Use this web link if you are interested in praying this novena: https://www.praymorenovenas.com/mary-undoer-knots-novena
June 29: Solemnity of Saints Peter and Paul
Both of these Apostles are considered the foundation stones of our Catholic Faith. They were both martyred in 66 or 67 AD under Nero, in Rome. St. Peter was buried on the hill of the Vatican where recent excavations have revealed his tomb on the very site of the Basilica of St. Peter’s. St. Paul was beheaded in the Via Ostia on the spot where now stands the basilica bearing his name. Under their leadership, Rome, the capital of the Roman Empire, became the center of the Christian world to spread the faith.

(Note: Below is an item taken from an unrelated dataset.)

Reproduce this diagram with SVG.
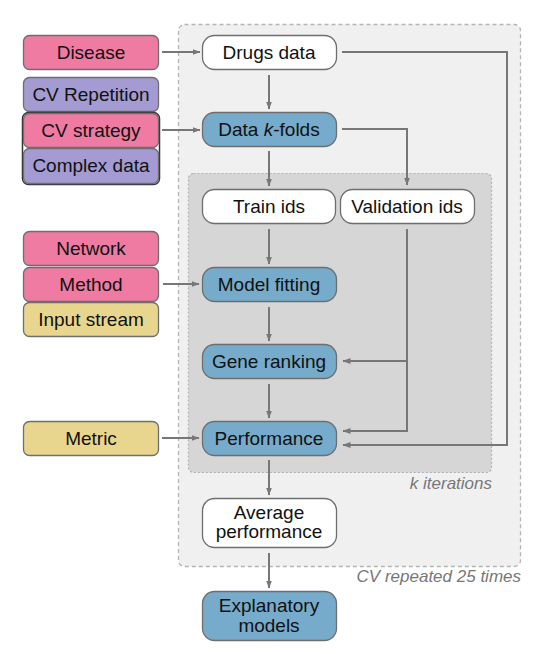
<svg xmlns="http://www.w3.org/2000/svg" width="543" height="654" viewBox="0 0 543 654">
<style>
.n{stroke:#6e6e6e;stroke-width:1.3}
.pink{fill:#ef7ba2}
.purple{fill:#a49bd2}
.yellow{fill:#e9d68e}
.blue{fill:#76abcc}
.white{fill:#ffffff}
text{font-family:"Liberation Sans",Arial,sans-serif;font-size:19px;fill:#111;text-anchor:middle}
.lab{font-style:italic;fill:#777;font-size:17px;text-anchor:end}
.c{fill:none;stroke:#777;stroke-width:2}
</style>
<defs>
<marker id="ah" markerWidth="8" markerHeight="7" refX="7.5" refY="3.5" orient="auto" markerUnits="userSpaceOnUse">
<path d="M0,0.5 L8,3.5 L0,6.5 Z" fill="#777"/>
</marker>
</defs>
<rect width="543" height="654" fill="#ffffff"/>
<g id="outer-box">
<rect x="178.5" y="24.5" width="342" height="542" rx="6" fill="#f0f0f0" stroke="#b5b5b5" stroke-width="1.3" stroke-dasharray="4,3"/>
<text class="lab" x="521" y="582">CV repeated 25 times</text>
</g>
<g id="inner-box">
<rect x="188.5" y="173.5" width="303" height="299" rx="5" fill="#d6d6d6" stroke="#b0b0b0" stroke-width="1.2" stroke-dasharray="2,2"/>
<text class="lab" x="492" y="489">k iterations</text>
</g>
<g id="connectors">
<line class="c" x1="162" y1="52" x2="200" y2="52" marker-end="url(#ah)"/>
<line class="c" x1="269" y1="75" x2="269" y2="109" marker-end="url(#ah)"/>
<line class="c" x1="162" y1="130" x2="200" y2="130" marker-end="url(#ah)"/>
<line class="c" x1="269" y1="151" x2="269" y2="186" marker-end="url(#ah)"/>
<polyline class="c" points="342,129 407,129 407,185" marker-end="url(#ah)"/>
<polyline class="c" points="342,52 507,52 507,445 343,445" marker-end="url(#ah)"/>
<polyline class="c" points="407,229 407,431 343,431" marker-end="url(#ah)"/>
<line class="c" x1="407" y1="361" x2="343" y2="361" marker-end="url(#ah)"/>
<line class="c" x1="269" y1="229" x2="269" y2="264" marker-end="url(#ah)"/>
<line class="c" x1="163" y1="284" x2="199" y2="284" marker-end="url(#ah)"/>
<line class="c" x1="269" y1="307" x2="269" y2="341" marker-end="url(#ah)"/>
<line class="c" x1="269" y1="384" x2="269" y2="418" marker-end="url(#ah)"/>
<line class="c" x1="162" y1="438" x2="199" y2="438" marker-end="url(#ah)"/>
<line class="c" x1="269" y1="460" x2="269" y2="495" marker-end="url(#ah)"/>
<line class="c" x1="269" y1="553" x2="269" y2="588" marker-end="url(#ah)"/>
</g>
<g id="disease"><rect class="n pink" x="23.5" y="35.5" width="135" height="34" rx="6"/><text x="91" y="59">Disease</text></g>
<g id="cv-repetition"><rect class="n purple" x="23.5" y="77.5" width="135" height="34" rx="6"/><text x="91" y="101">CV Repetition</text></g>
<g id="cv-group"><rect x="22.5" y="112.5" width="137" height="72" rx="6" fill="none" stroke="#333" stroke-width="1.5"/></g>
<g id="cv-strategy"><rect class="n pink" x="23.5" y="113.5" width="135" height="34" rx="6"/><text x="91" y="137">CV strategy</text></g>
<g id="complex-data"><rect class="n purple" x="23.5" y="148.5" width="135" height="35" rx="6"/><text x="91" y="172">Complex data</text></g>
<g id="network"><rect class="n pink" x="23.5" y="231.5" width="135" height="34" rx="6"/><text x="91" y="255">Network</text></g>
<g id="method"><rect class="n pink" x="23.5" y="267.5" width="135" height="34" rx="6"/><text x="91" y="291">Method</text></g>
<g id="input-stream"><rect class="n yellow" x="23.5" y="302.5" width="135" height="34" rx="6"/><text x="91" y="326">Input stream</text></g>
<g id="metric"><rect class="n yellow" x="23.5" y="421.5" width="135" height="34" rx="6"/><text x="91" y="445">Metric</text></g>
<g id="drugs-data"><rect class="n white" x="202.5" y="35.5" width="134" height="34" rx="12"/><text x="269" y="59">Drugs data</text></g>
<g id="data-kfolds"><rect class="n blue" x="202.5" y="112.5" width="134" height="34" rx="12"/><text x="269" y="136">Data <tspan font-style="italic">k</tspan>-folds</text></g>
<g id="train-ids"><rect class="n white" x="202.5" y="189.5" width="133" height="34" rx="12"/><text x="269" y="213">Train ids</text></g>
<g id="validation-ids"><rect class="n white" x="340.5" y="189.5" width="134" height="34" rx="12"/><text x="407" y="213">Validation ids</text></g>
<g id="model-fitting"><rect class="n blue" x="202.5" y="267.5" width="134" height="34" rx="12"/><text x="269" y="291">Model fitting</text></g>
<g id="gene-ranking"><rect class="n blue" x="202.5" y="344.5" width="134" height="34" rx="12"/><text x="269" y="368">Gene ranking</text></g>
<g id="performance"><rect class="n blue" x="202.5" y="421.5" width="134" height="34" rx="12"/><text x="269" y="445">Performance</text></g>
<g id="average-performance"><rect class="n white" x="202.5" y="498.5" width="134" height="49" rx="12"/><text x="269" y="519">Average</text><text x="269" y="538">performance</text></g>
<g id="explanatory-models"><rect class="n blue" x="202.5" y="591.5" width="134" height="49" rx="12"/><text x="269" y="612">Explanatory</text><text x="269" y="632">models</text></g>
</svg>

“Therefore brethren, be the more zealous to confirm your call and election, for if you do this you will never fall; so there will be richly provided for you an entrance into the eternal kingdom of our Lord and Savior Jesus Christ. I think it is right as long as I am in this body to arouse you by way of reminder, since I know that the putting off of my body will be soon, as our Lord Jesus Christ has shown me.” – II Peter 1:10-11, 13-14“I, Paul, am already being poured out like a libation, and the time of my departure is at hand. I have competed well; I have finished the race; I have kept the faith. From now on the crown of righteousness awaits me, which the Lord, the just judge, will award to me on that day, and not only to me but to all who have longed for his appearance.” – II Tim 4: 6-8.